____ Source material
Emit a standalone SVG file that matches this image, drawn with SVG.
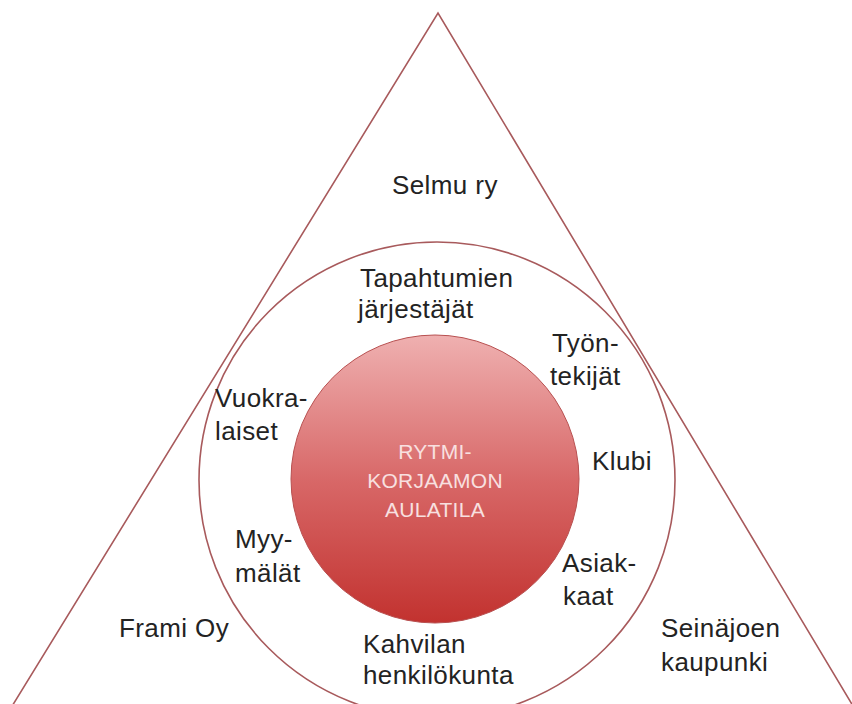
<svg xmlns="http://www.w3.org/2000/svg" width="852" height="704" viewBox="0 0 852 704">
  <defs>
    <linearGradient id="redGrad" x1="0" y1="0" x2="0" y2="1">
      <stop offset="0" stop-color="#efb0b0"/>
      <stop offset="0.5" stop-color="#d86868"/>
      <stop offset="1" stop-color="#c2322f"/>
    </linearGradient>
    <style>
      .edge { fill: none; stroke: #a85a5c; stroke-width: 1.6; }
      .lbl { font-family: "Liberation Sans", Arial, sans-serif; font-size: 26px; fill: #232323; letter-spacing: 0.4px; }
      .core { font-family: "Liberation Sans", Arial, sans-serif; font-size: 21px; fill: #f8e0e0; text-anchor: middle; letter-spacing: 0.3px; }
    </style>
  </defs>
  <rect width="852" height="704" fill="#ffffff"/>

  <g id="triangle">
    <path class="edge" d="M 6,716 L 438,13 L 859,716"/>
    <text class="lbl" x="392" y="194">Selmu ry</text>
    <text class="lbl" x="119" y="637">Frami Oy</text>
    <text class="lbl" x="661" y="637">Seinäjoen</text>
    <text class="lbl" x="661" y="671">kaupunki</text>
  </g>

  <g id="outer-circle">
    <circle class="edge" cx="437" cy="480" r="238"/>
    <text class="lbl" x="360" y="287">Tapahtumien</text>
    <text class="lbl" x="358" y="318">järjestäjät</text>
    <text class="lbl" x="552" y="352">Työn-</text>
    <text class="lbl" x="550" y="385">tekijät</text>
    <text class="lbl" x="215" y="407">Vuokra-</text>
    <text class="lbl" x="215" y="440">laiset</text>
    <text class="lbl" x="592" y="470">Klubi</text>
    <text class="lbl" x="235" y="548">Myy-</text>
    <text class="lbl" x="235" y="582">mälät</text>
    <text class="lbl" x="562" y="572">Asiak-</text>
    <text class="lbl" x="563" y="605">kaat</text>
    <text class="lbl" x="363" y="653">Kahvilan</text>
    <text class="lbl" x="363" y="684">henkilökunta</text>
  </g>

  <g id="inner-circle">
    <circle cx="435" cy="479" r="144" fill="url(#redGrad)" stroke="#b85050" stroke-width="1"/>
    <text class="core" x="435" y="459">RYTMI-</text>
    <text class="core" x="435" y="488">KORJAAMON</text>
    <text class="core" x="435" y="517">AULATILA</text>
  </g>
</svg>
________
# Set problem
The data above needs to be retyped exactly, with the images left out.

# Reply
Emit a standalone SVG file that matches this image, drawn with SVG.
<svg xmlns="http://www.w3.org/2000/svg" width="852" height="704" viewBox="0 0 852 704">
  <defs>
    <linearGradient id="redGrad" x1="0" y1="0" x2="0" y2="1">
      <stop offset="0" stop-color="#efb0b0"/>
      <stop offset="0.5" stop-color="#d86868"/>
      <stop offset="1" stop-color="#c2322f"/>
    </linearGradient>
    <style>
      .edge { fill: none; stroke: #a85a5c; stroke-width: 1.6; }
      .lbl { font-family: "Liberation Sans", Arial, sans-serif; font-size: 26px; fill: #232323; letter-spacing: 0.4px; }
      .core { font-family: "Liberation Sans", Arial, sans-serif; font-size: 21px; fill: #f8e0e0; text-anchor: middle; letter-spacing: 0.3px; }
    </style>
  </defs>
  <rect width="852" height="704" fill="#ffffff"/>

  <g id="triangle">
    <path class="edge" d="M 6,716 L 438,13 L 859,716"/>
    <text class="lbl" x="392" y="194">Selmu ry</text>
    <text class="lbl" x="119" y="637">Frami Oy</text>
    <text class="lbl" x="661" y="637">Seinäjoen</text>
    <text class="lbl" x="661" y="671">kaupunki</text>
  </g>

  <g id="outer-circle">
    <circle class="edge" cx="437" cy="480" r="238"/>
    <text class="lbl" x="360" y="287">Tapahtumien</text>
    <text class="lbl" x="358" y="318">järjestäjät</text>
    <text class="lbl" x="552" y="352">Työn-</text>
    <text class="lbl" x="550" y="385">tekijät</text>
    <text class="lbl" x="215" y="407">Vuokra-</text>
    <text class="lbl" x="215" y="440">laiset</text>
    <text class="lbl" x="592" y="470">Klubi</text>
    <text class="lbl" x="235" y="548">Myy-</text>
    <text class="lbl" x="235" y="582">mälät</text>
    <text class="lbl" x="562" y="572">Asiak-</text>
    <text class="lbl" x="563" y="605">kaat</text>
    <text class="lbl" x="363" y="653">Kahvilan</text>
    <text class="lbl" x="363" y="684">henkilökunta</text>
  </g>

  <g id="inner-circle">
    <circle cx="435" cy="479" r="144" fill="url(#redGrad)" stroke="#b85050" stroke-width="1"/>
    <text class="core" x="435" y="459">RYTMI-</text>
    <text class="core" x="435" y="488">KORJAAMON</text>
    <text class="core" x="435" y="517">AULATILA</text>
  </g>
</svg>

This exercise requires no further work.